WHAT IS ASKED >> Repeat only the lines running from the beginning of the material through the line that contains "5.4, 6.2, 6.5];".

======== DATASET CONTENT

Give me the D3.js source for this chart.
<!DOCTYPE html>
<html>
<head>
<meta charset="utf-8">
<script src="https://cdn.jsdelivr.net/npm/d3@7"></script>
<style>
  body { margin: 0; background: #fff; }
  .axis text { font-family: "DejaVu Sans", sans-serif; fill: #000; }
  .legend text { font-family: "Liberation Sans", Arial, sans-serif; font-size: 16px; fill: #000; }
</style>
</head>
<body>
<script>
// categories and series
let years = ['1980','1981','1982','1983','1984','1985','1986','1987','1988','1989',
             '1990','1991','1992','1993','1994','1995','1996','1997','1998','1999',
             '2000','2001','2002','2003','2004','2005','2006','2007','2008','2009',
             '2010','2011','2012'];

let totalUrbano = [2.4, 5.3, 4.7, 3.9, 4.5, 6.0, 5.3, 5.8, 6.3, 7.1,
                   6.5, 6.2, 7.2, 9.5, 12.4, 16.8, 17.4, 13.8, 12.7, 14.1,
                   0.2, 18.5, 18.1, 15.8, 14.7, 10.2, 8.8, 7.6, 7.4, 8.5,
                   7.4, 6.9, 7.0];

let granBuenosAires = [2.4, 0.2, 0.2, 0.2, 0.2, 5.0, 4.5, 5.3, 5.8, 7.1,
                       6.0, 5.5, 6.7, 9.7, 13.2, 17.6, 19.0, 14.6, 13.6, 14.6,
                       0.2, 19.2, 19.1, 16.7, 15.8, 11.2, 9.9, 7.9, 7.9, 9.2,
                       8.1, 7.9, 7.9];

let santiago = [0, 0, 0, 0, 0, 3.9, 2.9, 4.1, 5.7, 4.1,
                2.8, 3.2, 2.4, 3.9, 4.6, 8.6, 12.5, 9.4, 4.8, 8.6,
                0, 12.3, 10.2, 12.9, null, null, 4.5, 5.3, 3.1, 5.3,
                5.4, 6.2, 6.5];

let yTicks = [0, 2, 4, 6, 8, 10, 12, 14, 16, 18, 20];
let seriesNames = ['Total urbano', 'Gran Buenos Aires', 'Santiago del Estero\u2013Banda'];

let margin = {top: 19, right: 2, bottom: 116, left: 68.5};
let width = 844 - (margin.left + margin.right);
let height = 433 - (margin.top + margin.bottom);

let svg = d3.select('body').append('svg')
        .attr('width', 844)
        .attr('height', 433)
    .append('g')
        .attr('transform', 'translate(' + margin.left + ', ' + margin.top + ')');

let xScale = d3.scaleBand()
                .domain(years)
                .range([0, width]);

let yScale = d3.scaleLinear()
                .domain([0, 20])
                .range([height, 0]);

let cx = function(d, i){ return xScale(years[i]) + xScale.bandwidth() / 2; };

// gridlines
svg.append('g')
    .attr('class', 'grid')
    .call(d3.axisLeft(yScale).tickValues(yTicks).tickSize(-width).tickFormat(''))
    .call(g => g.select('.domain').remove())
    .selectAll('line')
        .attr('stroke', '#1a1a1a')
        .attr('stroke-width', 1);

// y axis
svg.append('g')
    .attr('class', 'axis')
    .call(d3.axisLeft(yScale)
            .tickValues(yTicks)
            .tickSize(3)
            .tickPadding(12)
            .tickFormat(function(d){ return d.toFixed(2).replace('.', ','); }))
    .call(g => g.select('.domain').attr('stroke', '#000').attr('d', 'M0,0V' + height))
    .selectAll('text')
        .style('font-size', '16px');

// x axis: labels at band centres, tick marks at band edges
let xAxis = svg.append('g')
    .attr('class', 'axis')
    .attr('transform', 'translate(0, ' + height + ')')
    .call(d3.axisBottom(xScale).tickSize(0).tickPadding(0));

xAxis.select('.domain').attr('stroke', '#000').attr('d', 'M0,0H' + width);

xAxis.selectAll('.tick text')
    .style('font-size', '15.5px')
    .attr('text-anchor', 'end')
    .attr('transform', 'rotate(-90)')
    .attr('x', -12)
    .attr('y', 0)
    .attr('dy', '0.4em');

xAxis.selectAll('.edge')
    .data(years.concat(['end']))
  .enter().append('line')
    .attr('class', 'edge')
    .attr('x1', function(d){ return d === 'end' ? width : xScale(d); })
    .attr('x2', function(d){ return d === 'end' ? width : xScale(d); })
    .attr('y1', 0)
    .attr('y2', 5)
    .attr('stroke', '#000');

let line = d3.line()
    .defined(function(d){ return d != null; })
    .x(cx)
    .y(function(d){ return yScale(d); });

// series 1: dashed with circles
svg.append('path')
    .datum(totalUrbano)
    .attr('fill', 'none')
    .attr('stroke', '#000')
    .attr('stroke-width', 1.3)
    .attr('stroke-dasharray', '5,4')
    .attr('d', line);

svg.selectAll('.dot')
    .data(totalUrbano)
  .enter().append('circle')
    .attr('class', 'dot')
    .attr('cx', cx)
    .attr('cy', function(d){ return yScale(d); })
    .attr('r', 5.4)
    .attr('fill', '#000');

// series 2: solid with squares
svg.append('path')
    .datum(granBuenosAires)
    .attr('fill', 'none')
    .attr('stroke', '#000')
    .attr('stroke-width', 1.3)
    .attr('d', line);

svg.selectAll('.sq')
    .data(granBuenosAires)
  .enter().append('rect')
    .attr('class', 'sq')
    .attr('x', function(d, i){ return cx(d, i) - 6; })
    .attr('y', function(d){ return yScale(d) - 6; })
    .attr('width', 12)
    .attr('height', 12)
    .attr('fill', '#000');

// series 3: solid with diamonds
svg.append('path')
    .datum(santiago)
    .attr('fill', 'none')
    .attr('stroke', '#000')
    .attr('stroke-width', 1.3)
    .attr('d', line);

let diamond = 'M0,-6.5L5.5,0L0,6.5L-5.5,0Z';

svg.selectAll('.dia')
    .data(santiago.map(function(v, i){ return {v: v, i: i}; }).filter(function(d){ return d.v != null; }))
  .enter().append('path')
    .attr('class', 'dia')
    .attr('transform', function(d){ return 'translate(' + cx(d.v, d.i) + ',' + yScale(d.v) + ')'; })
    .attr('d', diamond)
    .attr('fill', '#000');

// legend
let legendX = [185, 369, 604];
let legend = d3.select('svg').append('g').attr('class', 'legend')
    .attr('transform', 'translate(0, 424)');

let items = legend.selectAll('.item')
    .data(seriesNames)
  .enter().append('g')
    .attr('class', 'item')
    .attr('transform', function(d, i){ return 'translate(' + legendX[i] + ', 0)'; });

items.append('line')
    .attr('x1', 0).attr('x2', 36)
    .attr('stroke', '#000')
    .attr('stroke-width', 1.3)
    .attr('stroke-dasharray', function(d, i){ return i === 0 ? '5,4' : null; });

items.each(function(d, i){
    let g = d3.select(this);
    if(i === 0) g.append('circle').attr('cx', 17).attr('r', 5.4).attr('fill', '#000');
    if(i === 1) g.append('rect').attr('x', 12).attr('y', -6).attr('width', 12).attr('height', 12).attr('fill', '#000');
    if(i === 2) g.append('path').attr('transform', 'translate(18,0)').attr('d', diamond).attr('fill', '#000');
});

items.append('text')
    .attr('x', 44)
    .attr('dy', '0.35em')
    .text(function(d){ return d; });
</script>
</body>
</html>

================

TASK RESPONSE >>
Give me the D3.js source for this chart.
<!DOCTYPE html>
<html>
<head>
<meta charset="utf-8">
<script src="https://cdn.jsdelivr.net/npm/d3@7"></script>
<style>
  body { margin: 0; background: #fff; }
  .axis text { font-family: "DejaVu Sans", sans-serif; fill: #000; }
  .legend text { font-family: "Liberation Sans", Arial, sans-serif; font-size: 16px; fill: #000; }
</style>
</head>
<body>
<script>
// categories and series
let years = ['1980','1981','1982','1983','1984','1985','1986','1987','1988','1989',
             '1990','1991','1992','1993','1994','1995','1996','1997','1998','1999',
             '2000','2001','2002','2003','2004','2005','2006','2007','2008','2009',
             '2010','2011','2012'];

let totalUrbano = [2.4, 5.3, 4.7, 3.9, 4.5, 6.0, 5.3, 5.8, 6.3, 7.1,
                   6.5, 6.2, 7.2, 9.5, 12.4, 16.8, 17.4, 13.8, 12.7, 14.1,
                   0.2, 18.5, 18.1, 15.8, 14.7, 10.2, 8.8, 7.6, 7.4, 8.5,
                   7.4, 6.9, 7.0];

let granBuenosAires = [2.4, 0.2, 0.2, 0.2, 0.2, 5.0, 4.5, 5.3, 5.8, 7.1,
                       6.0, 5.5, 6.7, 9.7, 13.2, 17.6, 19.0, 14.6, 13.6, 14.6,
                       0.2, 19.2, 19.1, 16.7, 15.8, 11.2, 9.9, 7.9, 7.9, 9.2,
                       8.1, 7.9, 7.9];

let santiago = [0, 0, 0, 0, 0, 3.9, 2.9, 4.1, 5.7, 4.1,
                2.8, 3.2, 2.4, 3.9, 4.6, 8.6, 12.5, 9.4, 4.8, 8.6,
                0, 12.3, 10.2, 12.9, null, null, 4.5, 5.3, 3.1, 5.3,
                5.4, 6.2, 6.5];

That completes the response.